■ SHORT TASK
Give back the full listing, character for character, with no pictures.

** BEGIN STORED DATA **

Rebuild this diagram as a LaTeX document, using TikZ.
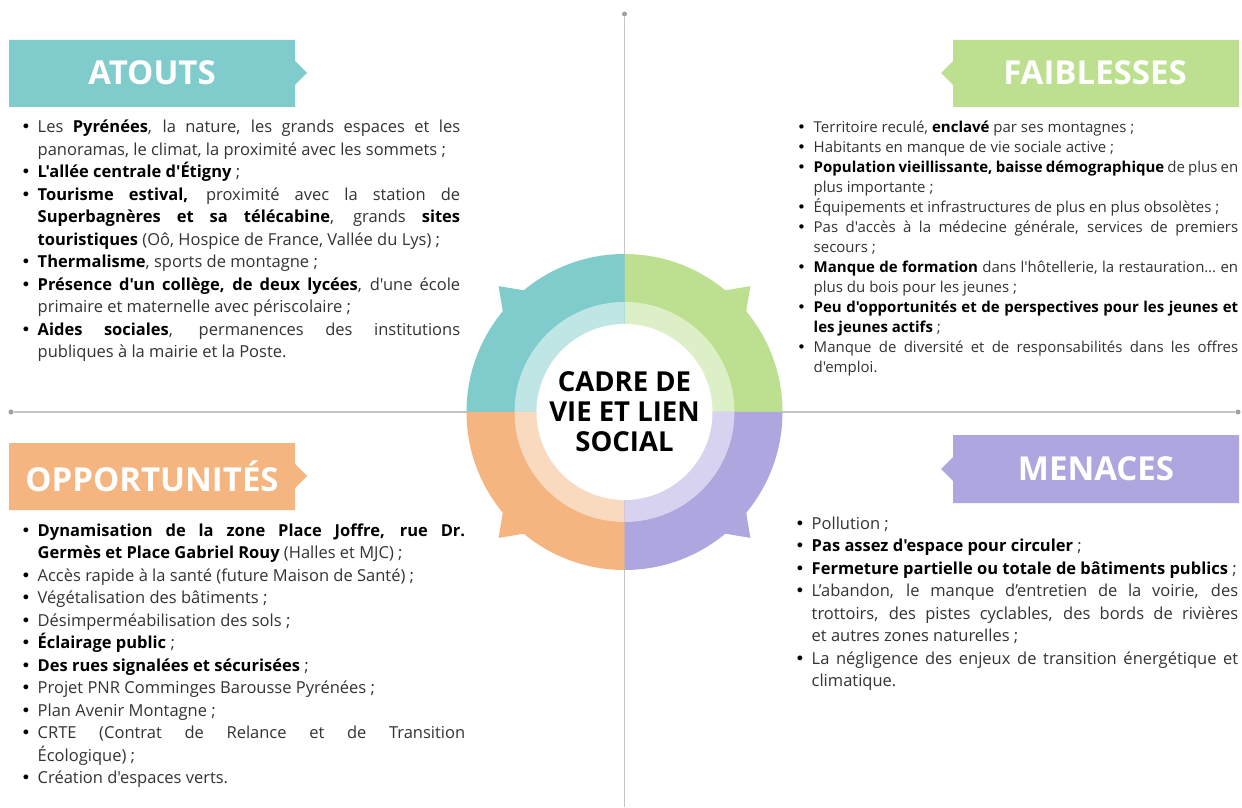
\documentclass[tikz,border=0pt]{standalone}
\usepackage{fontspec}
\setmainfont{Open Sans}[Ligatures=TeXOff]
\newfontfamily\dejavu{DejaVu Sans}
\usetikzlibrary{calc}
\definecolor{teal1}{HTML}{80CBCC}
\definecolor{teal2}{HTML}{C0E5E5}
\definecolor{green1}{HTML}{BCE08F}
\definecolor{green2}{HTML}{DDEFC7}
\definecolor{orange1}{HTML}{F4B580}
\definecolor{orange2}{HTML}{F9DABF}
\definecolor{purple1}{HTML}{AEA6DE}
\definecolor{purple2}{HTML}{D6D2EF}
\definecolor{bodytext}{HTML}{333333}
\definecolor{axis}{HTML}{C4C4C4}
\definecolor{axisdot}{HTML}{A0A0A0}
\newcommand{\itm}[1]{\noindent\hangindent=16.5pt\hangafter=1\makebox[16.5pt][l]{\color{black}\dejavu •}#1\par}
\newcommand{\lsetup}{\tolerance=10000\hyphenpenalty=10000\parindent=0pt\relax}
\begin{document}
\begin{tikzpicture}[x=1pt,y=1pt,
  headtext/.style={text=white,font=\fontsize{33}{36}\selectfont\bfseries,inner sep=0pt},
  listbox/.style={anchor=base west,inner sep=0pt,align=justify,text=bodytext,
     font=\fontsize{16.5}{22.5}\selectfont},
  smalllist/.style={listbox,font=\fontsize{15}{20}\selectfont},
  axisline/.style={draw=axis,line width=1.5pt},
  axisend/.style={fill=axisdot,circle,inner sep=0pt,minimum size=5pt}]
\useasboundingbox (0,0) rectangle (1242,807);
\fill[white] (0,0) rectangle (1242,807);
% axes
\node[axisend] (vtop) at (624.5,793) {};
\coordinate (vbot) at (624.5,0);
\node[axisend] (hleft) at (11,395) {};
\node[axisend] (hright) at (1238,395) {};
\draw[axisline] (vtop) -- (vbot);
\draw[axisline] (hleft) -- (hright);
% central ring
\coordinate (C) at (624.5,395);
\def\ringquad#1#2#3{%
  \fill[#2] (C) -- ++(#1:158) arc[start angle=#1,end angle=#1+90,radius=158] -- cycle;
  \fill[#2] ($(C)+(#1+45+5.7:157)$) -- ($(C)+(#1+45:178)$) -- ($(C)+(#1+45-5.7:157)$) -- (C) -- cycle;
  \fill[#3] (C) -- ++(#1:110) arc[start angle=#1,end angle=#1+90,radius=110] -- cycle;}
\ringquad{0}{green1}{green2}
\ringquad{90}{teal1}{teal2}
\ringquad{180}{orange1}{orange2}
\ringquad{270}{purple1}{purple2}
\fill[white] (C) circle[radius=88];
\node[align=center,font=\fontsize{27.5}{30}\selectfont\bfseries,text=black,inner sep=0pt] (centre) at (624.5,395) {CADRE DE\\VIE ET LIEN\\SOCIAL};
% banners
\fill[teal1] (9,700) -- (9,767) -- (295,767) -- (295,746) -- (307,734) -- (295,722) -- (295,700) -- cycle;
\node[headtext] (atouts) at (152,734) {ATOUTS};
\fill[green1] (1239,700) -- (1239,767) -- (953,767) -- (953,746) -- (941,734) -- (953,722) -- (953,700) -- cycle;
\node[headtext] (faiblesses) at (1095,734) {FAIBLESSES};
\fill[orange1] (9,297) -- (9,364) -- (295,364) -- (295,343) -- (307,331) -- (295,319) -- (295,297) -- cycle;
\node[headtext] (opport) at (152,331) {OPPORTUNITÉS};
\fill[purple1] (1239,304) -- (1239,372) -- (953,372) -- (953,350) -- (941,338) -- (953,326) -- (953,304) -- cycle;
\node[headtext] (menaces) at (1096,338) {MENACES};
% lists
\node[listbox,text width=439pt] (latouts) at (21,674) {\lsetup
\itm{Les \textbf{\color{black}Pyrénées}, la nature, les grands espaces et les\linebreak panoramas, le climat, la proximité avec les sommets ;}
\itm{\textbf{\color{black}L'allée centrale d'Étigny} ;}
\itm{\textbf{\color{black}Tourisme estival,} proximité avec la station de\linebreak \textbf{\color{black}Superbagnères et sa télécabine}, grands \textbf{\color{black}sites\linebreak touristiques} (Oô, Hospice de France, Vallée du Lys) ;}
\itm{\textbf{\color{black}Thermalisme}, sports de montagne ;}
\itm{\textbf{\color{black}Présence d'un collège, de deux lycées}, d'une école\linebreak primaire et maternelle avec périscolaire ;}
\itm{\textbf{\color{black}Aides sociales}, permanences des institutions\linebreak publiques à la mairie et la Poste.}};
\node[smalllist,text width=441pt] (lfaibl) at (797,674) {\lsetup
\itm{Territoire reculé, \textbf{\color{black}enclavé} par ses montagnes ;}
\itm{Habitants en manque de vie sociale active ;}
\itm{\textbf{\color{black}Population vieillissante, baisse démographique} de plus en\linebreak plus importante ;}
\itm{Équipements et infrastructures de plus en plus obsolètes ;}
\itm{Pas d'accès à la médecine générale, services de premiers\linebreak secours ;}
\itm{\textbf{\color{black}Manque de formation} dans l'hôtellerie, la restauration… en\linebreak plus du bois pour les jeunes ;}
\itm{\textbf{\color{black}Peu d'opportunités et de perspectives pour les jeunes et\linebreak les jeunes actifs} ;}
\itm{Manque de diversité et de responsabilités dans les offres\linebreak d'emploi.}};
\node[listbox,text width=444pt] (lopport) at (21,271) {\lsetup
\itm{\textbf{\color{black}Dynamisation de la zone Place Joffre, rue Dr.\linebreak Germès et Place Gabriel Rouy} (Halles et MJC) ;}
\itm{Accès rapide à la santé (future Maison de Santé) ;}
\itm{Végétalisation des bâtiments ;}
\itm{Désimperméabilisation des sols ;}
\itm{\textbf{\color{black}Éclairage public} ;}
\itm{\textbf{\color{black}Des rues signalées et sécurisées} ;}
\itm{Projet PNR Comminges Barousse Pyrénées ;}
\itm{Plan Avenir Montagne ;}
\itm{CRTE (Contrat de Relance et de Transition\linebreak Écologique) ;}
\itm{Création d'espaces verts.}};
\node[listbox,text width=443pt] (lmenaces) at (795,278) {\lsetup
\itm{Pollution ;}
\itm{\textbf{\color{black}Pas assez d'espace pour circuler} ;}
\itm{\textbf{\color{black}Fermeture partielle ou totale de bâtiments publics} ;}
\itm{L’abandon, le manque d’entretien de la voirie, des\linebreak trottoirs, des pistes cyclables, des bords de rivières\linebreak et autres zones naturelles ;}
\itm{La négligence des enjeux de transition énergétique et\linebreak climatique.}};
\end{tikzpicture}
\end{document}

** END STORED DATA **

■ REPLY TO THE EXERCISE
Rebuild this diagram as a LaTeX document, using TikZ.
\documentclass[tikz,border=0pt]{standalone}
\usepackage{fontspec}
\setmainfont{Open Sans}[Ligatures=TeXOff]
\newfontfamily\dejavu{DejaVu Sans}
\usetikzlibrary{calc}
\definecolor{teal1}{HTML}{80CBCC}
\definecolor{teal2}{HTML}{C0E5E5}
\definecolor{green1}{HTML}{BCE08F}
\definecolor{green2}{HTML}{DDEFC7}
\definecolor{orange1}{HTML}{F4B580}
\definecolor{orange2}{HTML}{F9DABF}
\definecolor{purple1}{HTML}{AEA6DE}
\definecolor{purple2}{HTML}{D6D2EF}
\definecolor{bodytext}{HTML}{333333}
\definecolor{axis}{HTML}{C4C4C4}
\definecolor{axisdot}{HTML}{A0A0A0}
\newcommand{\itm}[1]{\noindent\hangindent=16.5pt\hangafter=1\makebox[16.5pt][l]{\color{black}\dejavu •}#1\par}
\newcommand{\lsetup}{\tolerance=10000\hyphenpenalty=10000\parindent=0pt\relax}
\begin{document}
\begin{tikzpicture}[x=1pt,y=1pt,
  headtext/.style={text=white,font=\fontsize{33}{36}\selectfont\bfseries,inner sep=0pt},
  listbox/.style={anchor=base west,inner sep=0pt,align=justify,text=bodytext,
     font=\fontsize{16.5}{22.5}\selectfont},
  smalllist/.style={listbox,font=\fontsize{15}{20}\selectfont},
  axisline/.style={draw=axis,line width=1.5pt},
  axisend/.style={fill=axisdot,circle,inner sep=0pt,minimum size=5pt}]
\useasboundingbox (0,0) rectangle (1242,807);
\fill[white] (0,0) rectangle (1242,807);
% axes
\node[axisend] (vtop) at (624.5,793) {};
\coordinate (vbot) at (624.5,0);
\node[axisend] (hleft) at (11,395) {};
\node[axisend] (hright) at (1238,395) {};
\draw[axisline] (vtop) -- (vbot);
\draw[axisline] (hleft) -- (hright);
% central ring
\coordinate (C) at (624.5,395);
\def\ringquad#1#2#3{%
  \fill[#2] (C) -- ++(#1:158) arc[start angle=#1,end angle=#1+90,radius=158] -- cycle;
  \fill[#2] ($(C)+(#1+45+5.7:157)$) -- ($(C)+(#1+45:178)$) -- ($(C)+(#1+45-5.7:157)$) -- (C) -- cycle;
  \fill[#3] (C) -- ++(#1:110) arc[start angle=#1,end angle=#1+90,radius=110] -- cycle;}
\ringquad{0}{green1}{green2}
\ringquad{90}{teal1}{teal2}
\ringquad{180}{orange1}{orange2}
\ringquad{270}{purple1}{purple2}
\fill[white] (C) circle[radius=88];
\node[align=center,font=\fontsize{27.5}{30}\selectfont\bfseries,text=black,inner sep=0pt] (centre) at (624.5,395) {CADRE DE\\VIE ET LIEN\\SOCIAL};
% banners
\fill[teal1] (9,700) -- (9,767) -- (295,767) -- (295,746) -- (307,734) -- (295,722) -- (295,700) -- cycle;
\node[headtext] (atouts) at (152,734) {ATOUTS};
\fill[green1] (1239,700) -- (1239,767) -- (953,767) -- (953,746) -- (941,734) -- (953,722) -- (953,700) -- cycle;
\node[headtext] (faiblesses) at (1095,734) {FAIBLESSES};
\fill[orange1] (9,297) -- (9,364) -- (295,364) -- (295,343) -- (307,331) -- (295,319) -- (295,297) -- cycle;
\node[headtext] (opport) at (152,331) {OPPORTUNITÉS};
\fill[purple1] (1239,304) -- (1239,372) -- (953,372) -- (953,350) -- (941,338) -- (953,326) -- (953,304) -- cycle;
\node[headtext] (menaces) at (1096,338) {MENACES};
% lists
\node[listbox,text width=439pt] (latouts) at (21,674) {\lsetup
\itm{Les \textbf{\color{black}Pyrénées}, la nature, les grands espaces et les\linebreak panoramas, le climat, la proximité avec les sommets ;}
\itm{\textbf{\color{black}L'allée centrale d'Étigny} ;}
\itm{\textbf{\color{black}Tourisme estival,} proximité avec la station de\linebreak \textbf{\color{black}Superbagnères et sa télécabine}, grands \textbf{\color{black}sites\linebreak touristiques} (Oô, Hospice de France, Vallée du Lys) ;}
\itm{\textbf{\color{black}Thermalisme}, sports de montagne ;}
\itm{\textbf{\color{black}Présence d'un collège, de deux lycées}, d'une école\linebreak primaire et maternelle avec périscolaire ;}
\itm{\textbf{\color{black}Aides sociales}, permanences des institutions\linebreak publiques à la mairie et la Poste.}};
\node[smalllist,text width=441pt] (lfaibl) at (797,674) {\lsetup
\itm{Territoire reculé, \textbf{\color{black}enclavé} par ses montagnes ;}
\itm{Habitants en manque de vie sociale active ;}
\itm{\textbf{\color{black}Population vieillissante, baisse démographique} de plus en\linebreak plus importante ;}
\itm{Équipements et infrastructures de plus en plus obsolètes ;}
\itm{Pas d'accès à la médecine générale, services de premiers\linebreak secours ;}
\itm{\textbf{\color{black}Manque de formation} dans l'hôtellerie, la restauration… en\linebreak plus du bois pour les jeunes ;}
\itm{\textbf{\color{black}Peu d'opportunités et de perspectives pour les jeunes et\linebreak les jeunes actifs} ;}
\itm{Manque de diversité et de responsabilités dans les offres\linebreak d'emploi.}};
\node[listbox,text width=444pt] (lopport) at (21,271) {\lsetup
\itm{\textbf{\color{black}Dynamisation de la zone Place Joffre, rue Dr.\linebreak Germès et Place Gabriel Rouy} (Halles et MJC) ;}
\itm{Accès rapide à la santé (future Maison de Santé) ;}
\itm{Végétalisation des bâtiments ;}
\itm{Désimperméabilisation des sols ;}
\itm{\textbf{\color{black}Éclairage public} ;}
\itm{\textbf{\color{black}Des rues signalées et sécurisées} ;}
\itm{Projet PNR Comminges Barousse Pyrénées ;}
\itm{Plan Avenir Montagne ;}
\itm{CRTE (Contrat de Relance et de Transition\linebreak Écologique) ;}
\itm{Création d'espaces verts.}};
\node[listbox,text width=443pt] (lmenaces) at (795,278) {\lsetup
\itm{Pollution ;}
\itm{\textbf{\color{black}Pas assez d'espace pour circuler} ;}
\itm{\textbf{\color{black}Fermeture partielle ou totale de bâtiments publics} ;}
\itm{L’abandon, le manque d’entretien de la voirie, des\linebreak trottoirs, des pistes cyclables, des bords de rivières\linebreak et autres zones naturelles ;}
\itm{La négligence des enjeux de transition énergétique et\linebreak climatique.}};
\end{tikzpicture}
\end{document}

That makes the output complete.